Oh sut up. Even the benchmark page states this simulates a DDOS attack,
not active users. Even estimating that every user on a web server will
only use 1KB/s (average) this would mean 90MB/s. Even in case of a GB
connection (in which case there would probably be server redundance,e.g.
round robin) this "benchmark" could only prove a bug or security flaw in
Apache. Post it to Apache or mitre as you wish.

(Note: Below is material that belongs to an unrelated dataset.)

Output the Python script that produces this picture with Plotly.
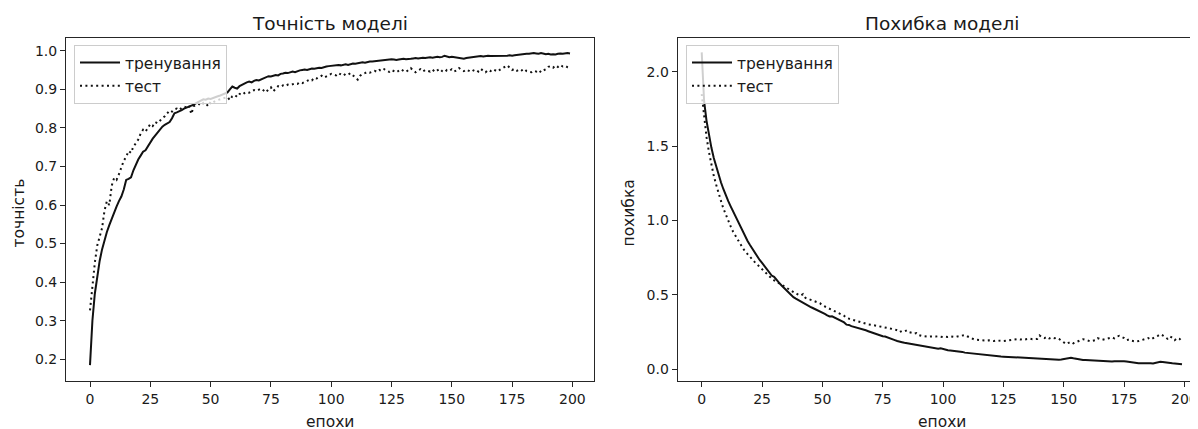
import plotly.graph_objects as go

W, H = 1198, 429

epochs = list(range(200))

acc_train = [
    0.185, 0.300, 0.370, 0.420, 0.455, 0.485, 0.510, 0.530, 0.548, 0.565,
    0.580, 0.596, 0.610, 0.622, 0.640, 0.665, 0.668, 0.672, 0.690, 0.705,
    0.718, 0.728, 0.738, 0.742, 0.752, 0.765, 0.772, 0.780, 0.788, 0.795,
    0.803, 0.808, 0.812, 0.815, 0.825, 0.838, 0.840, 0.842, 0.846, 0.850,
    0.852, 0.855, 0.858, 0.860, 0.864, 0.868, 0.870, 0.874, 0.873, 0.876,
    0.875, 0.878, 0.880, 0.882, 0.884, 0.886, 0.888, 0.892, 0.900, 0.907,
    0.904, 0.902, 0.908, 0.912, 0.915, 0.918, 0.920, 0.918, 0.922, 0.924,
    0.923, 0.926, 0.928, 0.932, 0.934, 0.933, 0.935, 0.937, 0.936, 0.940,
    0.941, 0.943, 0.942, 0.945, 0.946, 0.944, 0.947, 0.949, 0.950, 0.951,
    0.950, 0.952, 0.954, 0.953, 0.955, 0.956, 0.955, 0.958, 0.959, 0.960,
    0.961, 0.960, 0.962, 0.963, 0.962, 0.964, 0.965, 0.963, 0.966, 0.967,
    0.966, 0.968, 0.969, 0.970, 0.969, 0.971, 0.972, 0.972, 0.973, 0.974,
    0.974, 0.975, 0.976, 0.976, 0.977, 0.978, 0.977, 0.976, 0.977, 0.978,
    0.979, 0.978, 0.978, 0.979, 0.980, 0.981, 0.980, 0.981, 0.982, 0.981,
    0.982, 0.983, 0.982, 0.983, 0.984, 0.983, 0.984, 0.987, 0.984, 0.983,
    0.984, 0.983, 0.982, 0.981, 0.980, 0.979, 0.981, 0.982, 0.983, 0.984,
    0.985, 0.985, 0.986, 0.985, 0.986, 0.987, 0.986, 0.986, 0.987, 0.986,
    0.987, 0.986, 0.987, 0.987, 0.988, 0.987, 0.988, 0.989, 0.990, 0.990,
    0.991, 0.992, 0.992, 0.993, 0.994, 0.993, 0.992, 0.994, 0.993, 0.991,
    0.992, 0.990, 0.991, 0.990, 0.992, 0.993, 0.992, 0.993, 0.994, 0.993,
]

acc_test = [
    0.327, 0.395, 0.450, 0.495, 0.515, 0.540, 0.585, 0.610, 0.600, 0.650,
    0.670, 0.665, 0.680, 0.700, 0.715, 0.725, 0.740, 0.735, 0.752, 0.760,
    0.770, 0.785, 0.795, 0.790, 0.800, 0.810, 0.805, 0.815, 0.812, 0.820,
    0.825, 0.830, 0.838, 0.845, 0.842, 0.848, 0.850, 0.846, 0.852, 0.855,
    0.853, 0.858, 0.836, 0.856, 0.860, 0.862, 0.858, 0.865, 0.864, 0.856,
    0.868, 0.866, 0.870, 0.872, 0.874, 0.876, 0.878, 0.880, 0.872, 0.882,
    0.885, 0.880, 0.888, 0.885, 0.890, 0.893, 0.891, 0.895, 0.898, 0.896,
    0.900, 0.902, 0.897, 0.892, 0.900, 0.905, 0.895, 0.903, 0.908, 0.906,
    0.910, 0.908, 0.912, 0.911, 0.913, 0.915, 0.914, 0.918, 0.916, 0.920,
    0.922, 0.925, 0.923, 0.930, 0.928, 0.932, 0.935, 0.930, 0.934, 0.938,
    0.940, 0.938, 0.936, 0.942, 0.939, 0.935, 0.940, 0.938, 0.942, 0.936,
    0.930, 0.925, 0.935, 0.940, 0.942, 0.945, 0.943, 0.946, 0.948, 0.945,
    0.950, 0.947, 0.952, 0.948, 0.945, 0.950, 0.946, 0.944, 0.948, 0.952,
    0.947, 0.945, 0.950, 0.955, 0.948, 0.944, 0.949, 0.952, 0.946, 0.950,
    0.948, 0.946, 0.951, 0.945, 0.949, 0.953, 0.947, 0.944, 0.950, 0.948,
    0.952, 0.946, 0.949, 0.955, 0.950, 0.947, 0.951, 0.948, 0.945, 0.949,
    0.951, 0.946, 0.953, 0.948, 0.944, 0.950, 0.947, 0.952, 0.949, 0.946,
    0.951, 0.955, 0.958, 0.962, 0.956, 0.950, 0.953, 0.948, 0.952, 0.949,
    0.953, 0.947, 0.945, 0.944, 0.948, 0.946, 0.950, 0.944, 0.949, 0.952,
    0.958, 0.960, 0.956, 0.962, 0.958, 0.963, 0.959, 0.961, 0.957, 0.955,
]

loss_train = [
    2.130, 1.800, 1.670, 1.570, 1.490, 1.420, 1.360, 1.300, 1.255, 1.210,
    1.165, 1.130, 1.095, 1.060, 1.025, 0.990, 0.958, 0.926, 0.895, 0.862,
    0.835, 0.808, 0.782, 0.758, 0.735, 0.715, 0.695, 0.672, 0.650, 0.630,
    0.622, 0.600, 0.582, 0.565, 0.548, 0.530, 0.515, 0.502, 0.485, 0.475,
    0.465, 0.455, 0.445, 0.436, 0.428, 0.420, 0.412, 0.405, 0.398, 0.390,
    0.382, 0.372, 0.362, 0.355, 0.356, 0.348, 0.338, 0.332, 0.325, 0.315,
    0.300, 0.298, 0.290, 0.286, 0.282, 0.276, 0.272, 0.268, 0.262, 0.256,
    0.250, 0.246, 0.240, 0.232, 0.226, 0.222, 0.220, 0.215, 0.210, 0.206,
    0.196, 0.190, 0.184, 0.182, 0.178, 0.175, 0.176, 0.170, 0.166, 0.164,
    0.160, 0.158, 0.155, 0.152, 0.150, 0.146, 0.142, 0.140, 0.138, 0.141,
    0.136, 0.130, 0.128, 0.126, 0.124, 0.122, 0.120, 0.121, 0.117, 0.112,
    0.110, 0.108, 0.106, 0.104, 0.102, 0.100, 0.098, 0.096, 0.094, 0.093,
    0.092, 0.090, 0.089, 0.087, 0.086, 0.085, 0.084, 0.083, 0.082, 0.080,
    0.079, 0.078, 0.080, 0.077, 0.075, 0.074, 0.073, 0.072, 0.071, 0.070,
    0.069, 0.070, 0.068, 0.068, 0.067, 0.069, 0.066, 0.065, 0.064, 0.066,
    0.068, 0.072, 0.075, 0.078, 0.074, 0.070, 0.067, 0.065, 0.063, 0.062,
    0.061, 0.060, 0.058, 0.059, 0.057, 0.056, 0.055, 0.053, 0.052, 0.051,
    0.052, 0.054, 0.055, 0.053, 0.056, 0.054, 0.052, 0.049, 0.047, 0.045,
    0.043, 0.041, 0.040, 0.041, 0.040, 0.042, 0.041, 0.039, 0.043, 0.046,
    0.050, 0.049, 0.046, 0.044, 0.042, 0.040, 0.039, 0.037, 0.035, 0.034,
]

loss_test = [
    1.850, 1.700, 1.560, 1.460, 1.370, 1.300, 1.240, 1.180, 1.130, 1.080,
    1.035, 0.995, 0.960, 0.925, 0.895, 0.865, 0.840, 0.815, 0.792, 0.772,
    0.755, 0.738, 0.720, 0.704, 0.688, 0.672, 0.655, 0.640, 0.622, 0.610,
    0.598, 0.588, 0.578, 0.565, 0.555, 0.545, 0.535, 0.526, 0.518, 0.510,
    0.502, 0.495, 0.505, 0.480, 0.474, 0.468, 0.460, 0.455, 0.450, 0.444,
    0.430, 0.422, 0.414, 0.406, 0.400, 0.392, 0.385, 0.378, 0.368, 0.360,
    0.345, 0.340, 0.335, 0.330, 0.325, 0.320, 0.314, 0.310, 0.306, 0.302,
    0.300, 0.297, 0.295, 0.292, 0.289, 0.286, 0.284, 0.282, 0.279, 0.276,
    0.268, 0.262, 0.250, 0.258, 0.255, 0.262, 0.250, 0.246, 0.240, 0.244,
    0.230, 0.225, 0.222, 0.220, 0.219, 0.221, 0.218, 0.220, 0.222, 0.219,
    0.216, 0.220, 0.218, 0.222, 0.219, 0.217, 0.221, 0.223, 0.225, 0.230,
    0.222, 0.215, 0.206, 0.200, 0.198, 0.196, 0.194, 0.195, 0.193, 0.195,
    0.192, 0.190, 0.194, 0.191, 0.193, 0.190, 0.192, 0.195, 0.198, 0.202,
    0.205, 0.203, 0.200, 0.204, 0.201, 0.203, 0.206, 0.202, 0.205, 0.204,
    0.228, 0.215, 0.210, 0.218, 0.207, 0.213, 0.209, 0.212, 0.205, 0.195,
    0.180, 0.170, 0.178, 0.185, 0.175, 0.182, 0.190, 0.196, 0.202, 0.198,
    0.193, 0.188, 0.192, 0.196, 0.210, 0.205, 0.198, 0.202, 0.206, 0.212,
    0.215, 0.208, 0.220, 0.225, 0.218, 0.210, 0.195, 0.200, 0.192, 0.188,
    0.186, 0.190, 0.195, 0.200, 0.205, 0.210, 0.200, 0.212, 0.218, 0.225,
    0.235, 0.228, 0.215, 0.205, 0.222, 0.212, 0.196, 0.210, 0.205, 0.186,
]

series_names = ["тренування", "тест"]
titles = ["Точність моделі", "Похибка моделі"]
xlabel = "епохи"
ylabels = ["точність", "похибка"]

FONT = "DejaVu Sans"
TXT = "#1a1a1a"
AX = "#262626"

# the page body adds an 8px margin; work in screen pixels and shift
OFF = 8.0


def px_x(p):
    return (p - OFF) / W


def px_y(p):
    return 1 - (p - OFF) / H


fig = go.Figure()

solid = dict(color="#111111", width=2)
dotted = dict(color="#111111", width=2, dash="2px,3.4px")

fig.add_trace(go.Scatter(x=epochs, y=acc_train, mode="lines", name=series_names[0],
                         line=solid, xaxis="x", yaxis="y", legend="legend"))
fig.add_trace(go.Scatter(x=epochs, y=acc_test, mode="lines", name=series_names[1],
                         line=dotted, xaxis="x", yaxis="y", legend="legend"))
fig.add_trace(go.Scatter(x=epochs, y=loss_train, mode="lines", name=series_names[0],
                         line=solid, xaxis="x2", yaxis="y2", legend="legend2"))
fig.add_trace(go.Scatter(x=epochs, y=loss_test, mode="lines", name=series_names[1],
                         line=dotted, xaxis="x2", yaxis="y2", legend="legend2"))

# screen-pixel geometry of the reference
top_px, bot_px = 37.7, 381.0
L1, R1 = 66.0, 594.0
L2, R2 = 677.7, 1206.0
ydom = [px_y(bot_px), px_y(top_px)]

axis_common = dict(
    showgrid=False, zeroline=False, showline=True, linecolor=AX, linewidth=1.1,
    ticks="outside", ticklen=5, tickwidth=1.1, tickcolor=AX,
    tickfont=dict(family=FONT, size=14, color=TXT), mirror=True,
)

legend_common = dict(
    xanchor="left", yanchor="top",
    bgcolor="rgba(255,255,255,0.8)", bordercolor="#cccccc", borderwidth=1,
    font=dict(family=FONT, size=15.5, color=TXT), itemwidth=40,
)

fig.update_layout(
    width=W, height=H, autosize=False,
    margin=dict(l=0, r=0, t=0, b=0),
    paper_bgcolor="white", plot_bgcolor="white",
    font=dict(family=FONT, size=14, color=TXT),
    xaxis=dict(domain=[px_x(L1), px_x(R1)], range=[-9.95, 208.95], tick0=0, dtick=25,
               anchor="y", **axis_common),
    yaxis=dict(domain=ydom, range=[0.1438, 1.0337], tick0=0.2, dtick=0.1, tickformat=".1f",
               anchor="x", **axis_common),
    xaxis2=dict(domain=[px_x(L2), min(1.0, px_x(R2))], range=[-9.95, 208.95], tick0=0, dtick=25,
                anchor="y2", **axis_common),
    yaxis2=dict(domain=ydom, range=[-0.0786, 2.2285], tick0=0, dtick=0.5, tickformat=".1f",
                anchor="x2", **axis_common),
    legend=dict(x=px_x(74), y=px_y(45), **legend_common),
    legend2=dict(x=px_x(686), y=px_y(45), **legend_common),
    showlegend=True,
)

c1 = (L1 + R1) / 2
c2 = (L2 + R2) / 2
ann = []
for cx, t in zip([c1, c2], titles):
    ann.append(dict(x=px_x(cx), y=px_y(23.3), xref="paper", yref="paper", text=t,
                    showarrow=False, xanchor="center", yanchor="middle",
                    font=dict(family=FONT, size=18.5, color=TXT)))
    ann.append(dict(x=px_x(cx), y=px_y(422), xref="paper", yref="paper", text=xlabel,
                    showarrow=False, xanchor="center", yanchor="middle",
                    font=dict(family=FONT, size=15.5, color=TXT)))
for lx, t in zip([19.0, 629.0], ylabels):
    ann.append(dict(x=px_x(lx), y=px_y(213.5), xref="paper", yref="paper",
                    text=t, textangle=-90, showarrow=False, xanchor="center", yanchor="middle",
                    font=dict(family=FONT, size=15.5, color=TXT)))
fig.update_layout(annotations=ann)

fig.write_html("out.html")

On the other hand your benchmark actually details a far more serious
flaw in Jaws itself.
Why, tell me why, does Apache start out at 400KB/s on NFS while
Apache/local and Jaws/NFS do 800KB/s?
Oh, i got the answer.
800KB/s (given the stated 20KB packet size) require 40 packets/s, or, in
other words, 25 ms mean time. Given the fact that i assume tcp handshake
has been done (and HTTP/1.1 keep-alive is being used) i estimate only
two packets are necesarry, so a "ping Time" or network latency of 12.5
ms can be expected.
Now, if a web server checks (as it should) the mtime of a file over nfs
the same latency can be assumed (2 packets as well).
So, without knowing erlang or jaws, it guess its reasonable to assume
that jaws doesnt check for modifications of the files served.
Need to send it a HUP or restart it when you change a file in the server
directory, great, thanks, i think iŽll skip that one.